Interest rate derivatives

14/05/2016 09:12 AM

​Interest rate swap is a contract in which each party commits to pay the other an amount of fixed or floating interest based on the same nominal amount in a period of time. According to which, you can swap the fixed interest you’re currently paying to get the floating interest from Vietcombank and vice versa. 

Benefits

  • Fix the interest expense, avoiding interest rate increase;
  • Budget you cash flow and cost;
  • Can enjoy floating interest rate in favorable market or lock at low fixed interest rate;
  • Have opportunity to gain from early contract closure. 
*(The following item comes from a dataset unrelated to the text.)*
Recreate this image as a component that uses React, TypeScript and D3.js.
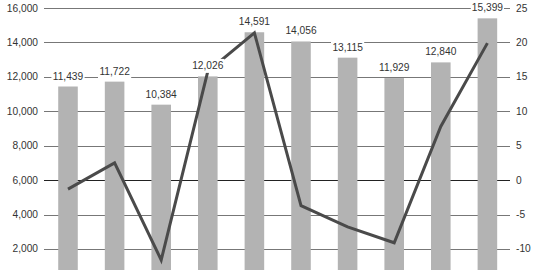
import React from "react";
import * as d3 from "d3";

const categories = ["1", "2", "3", "4", "5", "6", "7", "8", "9", "10"];
const barValues = [11439, 11722, 10384, 12026, 14591, 14056, 13115, 11929, 12840, 15399];
const lineValues = [-1.3, 2.5, -11.6, 15.8, 21.4, -3.7, -6.8, -9.1, 7.8, 19.9];
const leftTicks = [2000, 4000, 6000, 8000, 10000, 12000, 14000, 16000];
const rightTicks = [-10, -5, 0, 5, 10, 15, 20, 25];

const W = 550;
const H = 270;
const FONT = "'Liberation Sans', Arial, sans-serif";

export default function App() {
  const x = d3
    .scaleBand<string>()
    .domain(categories)
    .range([44.7, 510.7])
    .paddingInner(0.58)
    .paddingOuter(0.29);
  const yL = d3.scaleLinear().domain([0, 16000]).range([283.4, 8]);
  const yR = d3.scaleLinear().domain([-15, 25]).range([283.4, 8]);
  const fmt = d3.format(",");
  const cx = (c: string) => (x(c) as number) + x.bandwidth() / 2;

  const line = d3
    .line<number>()
    .x((_, i) => cx(categories[i]))
    .y((d) => yR(d));

  const charW = (s: string) =>
    s.split("").reduce((a, ch) => a + (ch === "," ? 2.78 : 5.56), 0);

  return (
    <svg
      width={W}
      height={H}
      style={{ position: "absolute", left: 0, top: 0, background: "#fff" }}
      fontFamily={FONT}
    >
      {rightTicks.map((t) => (
        <line
          key={"g" + t}
          x1={44}
          x2={510}
          y1={Math.round(yR(t)) + 0.5}
          y2={Math.round(yR(t)) + 0.5}
          stroke={t === 0 ? "#222" : "#777"}
          strokeWidth={1}
        />
      ))}
      {leftTicks.map((t) => (
        <text
          key={"l" + t}
          x={38}
          y={yL(t)}
          textAnchor="end"
          dominantBaseline="central"
          fontSize={10.2}
          fill="#333"
        >
          {fmt(t)}
        </text>
      ))}
      {rightTicks.map((t) => (
        <text
          key={"r" + t}
          x={516}
          y={yR(t)}
          textAnchor="start"
          dominantBaseline="central"
          fontSize={10.2}
          fill="#333"
        >
          {t}
        </text>
      ))}
      {barValues.map((v, i) => (
        <rect
          key={"b" + i}
          x={x(categories[i])}
          y={yL(v)}
          width={x.bandwidth()}
          height={yL(0) - yL(v)}
          fill="#b3b3b3"
        />
      ))}
      <path
        d={line(lineValues) || ""}
        fill="none"
        stroke="#4a4a4a"
        strokeWidth={3}
        strokeLinejoin="miter"
      />
      {barValues.map((v, i) => {
        const s = fmt(v);
        const w = charW(s) * (10.2 / 10);
        const cy = yL(v) - 10.5;
        const c = cx(categories[i]);
        return (
          <g key={"t" + i}>
            <rect x={c - w / 2 - 1} y={cy - 7} width={w + 2} height={14} fill="#fff" />
            <text
              x={c}
              y={cy}
              textAnchor="middle"
              dominantBaseline="central"
              fontSize={10.2}
              fill="#333"
            >
              {s}
            </text>
          </g>
        );
      })}
    </svg>
  );
}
Interest rate options is a contract in which the buyer pays to the seller a fee to buy an option on interest. According to which, the buyer has the right, but not the obligation, to exercise that option; but the seller has to perform that obligation if the buyer wants to.

Interest rate caps

Interest rate cap is a contract in which you (the buyer) will receive from Vietcombank (the seller) if the reference floating interest rate increases above a strike interest rate agreed in the contract.  

Benefits

  • Hedge against interest rate increase by choosing a maximum rate to pay;
  • Your cost is limited within the fee paid; no other commitment involved.

Interest rate floors

Interest rate floor is a contract in which you (the buyer) will receive from Vietcombank (the seller) if the reference floating interest rate falls below a strike interest rate agreed in the contract.  

Benefits

  • Hedge against interest rate decrease by an “insurance” if interest rate falls below a certain level;
  • Your cost is limited within the fee paid; no other commitment involved.​
Collars

This is a contract in which you conduct simultaneously two transactions, including buying an interest rate cap and selling an interest rate floor, with the same reference floating interest rate, tenor and nominal amount.  

Benefits

  • Buying an interest rate cap helps you hedge against interest rate increase;
  • Selling an interest rate floor earns you some income.
Reverse collars

This is a contract in which you conduct simultaneously two transactions, including buying an interest rate floor and selling an interest rate cap, with the same reference floating interest rate, tenor and nominal amount.  

Benefits

  • Buying an interest rate floor helps you hedge against interest rate decrease;
  • Selling an interest rate cap earns you some income.